>> Begin Source material

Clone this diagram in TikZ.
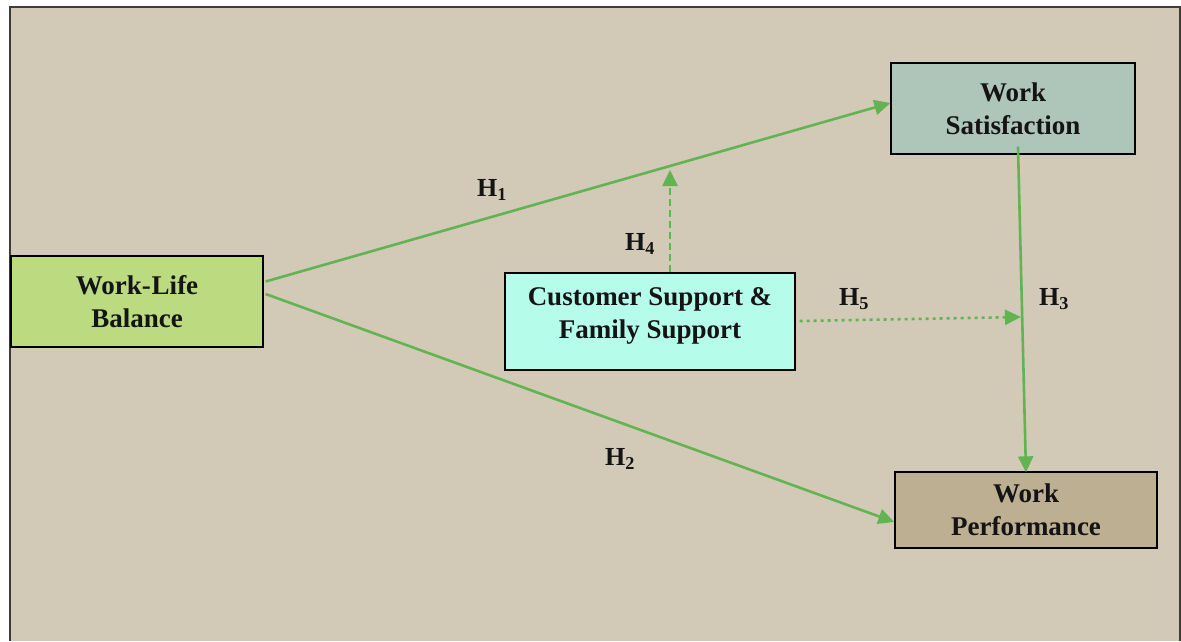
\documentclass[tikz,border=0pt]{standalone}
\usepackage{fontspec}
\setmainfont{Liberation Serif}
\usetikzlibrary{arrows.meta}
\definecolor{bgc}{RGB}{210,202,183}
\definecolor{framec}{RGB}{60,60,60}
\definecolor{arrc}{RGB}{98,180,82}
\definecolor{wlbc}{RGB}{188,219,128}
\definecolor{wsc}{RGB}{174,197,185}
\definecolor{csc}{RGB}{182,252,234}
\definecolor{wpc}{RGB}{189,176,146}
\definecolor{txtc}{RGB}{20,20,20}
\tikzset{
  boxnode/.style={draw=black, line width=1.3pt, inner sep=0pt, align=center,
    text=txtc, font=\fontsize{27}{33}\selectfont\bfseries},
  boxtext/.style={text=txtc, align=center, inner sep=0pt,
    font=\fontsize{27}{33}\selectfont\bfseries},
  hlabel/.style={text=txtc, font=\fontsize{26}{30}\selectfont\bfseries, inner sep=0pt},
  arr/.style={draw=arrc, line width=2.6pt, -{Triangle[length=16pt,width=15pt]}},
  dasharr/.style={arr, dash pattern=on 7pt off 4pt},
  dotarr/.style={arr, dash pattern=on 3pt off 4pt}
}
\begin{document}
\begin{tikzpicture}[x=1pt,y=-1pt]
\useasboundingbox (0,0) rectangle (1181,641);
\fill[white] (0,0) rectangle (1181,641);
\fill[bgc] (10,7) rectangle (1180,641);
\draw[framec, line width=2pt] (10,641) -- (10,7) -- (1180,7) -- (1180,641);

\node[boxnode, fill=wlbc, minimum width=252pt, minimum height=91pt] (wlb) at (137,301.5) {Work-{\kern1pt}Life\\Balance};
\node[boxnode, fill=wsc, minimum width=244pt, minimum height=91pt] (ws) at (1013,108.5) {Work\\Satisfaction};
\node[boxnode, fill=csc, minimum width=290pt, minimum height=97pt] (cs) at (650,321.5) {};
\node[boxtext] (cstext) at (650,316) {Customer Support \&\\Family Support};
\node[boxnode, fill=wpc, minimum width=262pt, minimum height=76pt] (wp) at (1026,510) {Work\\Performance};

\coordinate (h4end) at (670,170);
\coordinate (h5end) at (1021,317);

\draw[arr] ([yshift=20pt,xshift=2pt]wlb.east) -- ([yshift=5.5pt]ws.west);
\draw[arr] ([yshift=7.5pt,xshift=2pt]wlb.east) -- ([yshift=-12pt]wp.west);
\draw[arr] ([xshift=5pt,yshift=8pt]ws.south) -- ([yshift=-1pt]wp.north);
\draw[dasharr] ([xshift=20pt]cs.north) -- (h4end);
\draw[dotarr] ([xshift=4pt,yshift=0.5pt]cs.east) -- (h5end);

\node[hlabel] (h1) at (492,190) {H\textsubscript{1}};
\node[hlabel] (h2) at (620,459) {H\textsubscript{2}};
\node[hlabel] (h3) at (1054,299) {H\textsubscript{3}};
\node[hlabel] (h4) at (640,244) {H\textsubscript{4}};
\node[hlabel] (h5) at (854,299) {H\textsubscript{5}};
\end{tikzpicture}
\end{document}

>> End Source material

Task:
With the pictures left out, transcribe the material exactly.

Result of this task:
Clone this diagram in TikZ.
\documentclass[tikz,border=0pt]{standalone}
\usepackage{fontspec}
\setmainfont{Liberation Serif}
\usetikzlibrary{arrows.meta}
\definecolor{bgc}{RGB}{210,202,183}
\definecolor{framec}{RGB}{60,60,60}
\definecolor{arrc}{RGB}{98,180,82}
\definecolor{wlbc}{RGB}{188,219,128}
\definecolor{wsc}{RGB}{174,197,185}
\definecolor{csc}{RGB}{182,252,234}
\definecolor{wpc}{RGB}{189,176,146}
\definecolor{txtc}{RGB}{20,20,20}
\tikzset{
  boxnode/.style={draw=black, line width=1.3pt, inner sep=0pt, align=center,
    text=txtc, font=\fontsize{27}{33}\selectfont\bfseries},
  boxtext/.style={text=txtc, align=center, inner sep=0pt,
    font=\fontsize{27}{33}\selectfont\bfseries},
  hlabel/.style={text=txtc, font=\fontsize{26}{30}\selectfont\bfseries, inner sep=0pt},
  arr/.style={draw=arrc, line width=2.6pt, -{Triangle[length=16pt,width=15pt]}},
  dasharr/.style={arr, dash pattern=on 7pt off 4pt},
  dotarr/.style={arr, dash pattern=on 3pt off 4pt}
}
\begin{document}
\begin{tikzpicture}[x=1pt,y=-1pt]
\useasboundingbox (0,0) rectangle (1181,641);
\fill[white] (0,0) rectangle (1181,641);
\fill[bgc] (10,7) rectangle (1180,641);
\draw[framec, line width=2pt] (10,641) -- (10,7) -- (1180,7) -- (1180,641);

\node[boxnode, fill=wlbc, minimum width=252pt, minimum height=91pt] (wlb) at (137,301.5) {Work-{\kern1pt}Life\\Balance};
\node[boxnode, fill=wsc, minimum width=244pt, minimum height=91pt] (ws) at (1013,108.5) {Work\\Satisfaction};
\node[boxnode, fill=csc, minimum width=290pt, minimum height=97pt] (cs) at (650,321.5) {};
\node[boxtext] (cstext) at (650,316) {Customer Support \&\\Family Support};
\node[boxnode, fill=wpc, minimum width=262pt, minimum height=76pt] (wp) at (1026,510) {Work\\Performance};

\coordinate (h4end) at (670,170);
\coordinate (h5end) at (1021,317);

\draw[arr] ([yshift=20pt,xshift=2pt]wlb.east) -- ([yshift=5.5pt]ws.west);
\draw[arr] ([yshift=7.5pt,xshift=2pt]wlb.east) -- ([yshift=-12pt]wp.west);
\draw[arr] ([xshift=5pt,yshift=8pt]ws.south) -- ([yshift=-1pt]wp.north);
\draw[dasharr] ([xshift=20pt]cs.north) -- (h4end);
\draw[dotarr] ([xshift=4pt,yshift=0.5pt]cs.east) -- (h5end);

\node[hlabel] (h1) at (492,190) {H\textsubscript{1}};
\node[hlabel] (h2) at (620,459) {H\textsubscript{2}};
\node[hlabel] (h3) at (1054,299) {H\textsubscript{3}};
\node[hlabel] (h4) at (640,244) {H\textsubscript{4}};
\node[hlabel] (h5) at (854,299) {H\textsubscript{5}};
\end{tikzpicture}
\end{document}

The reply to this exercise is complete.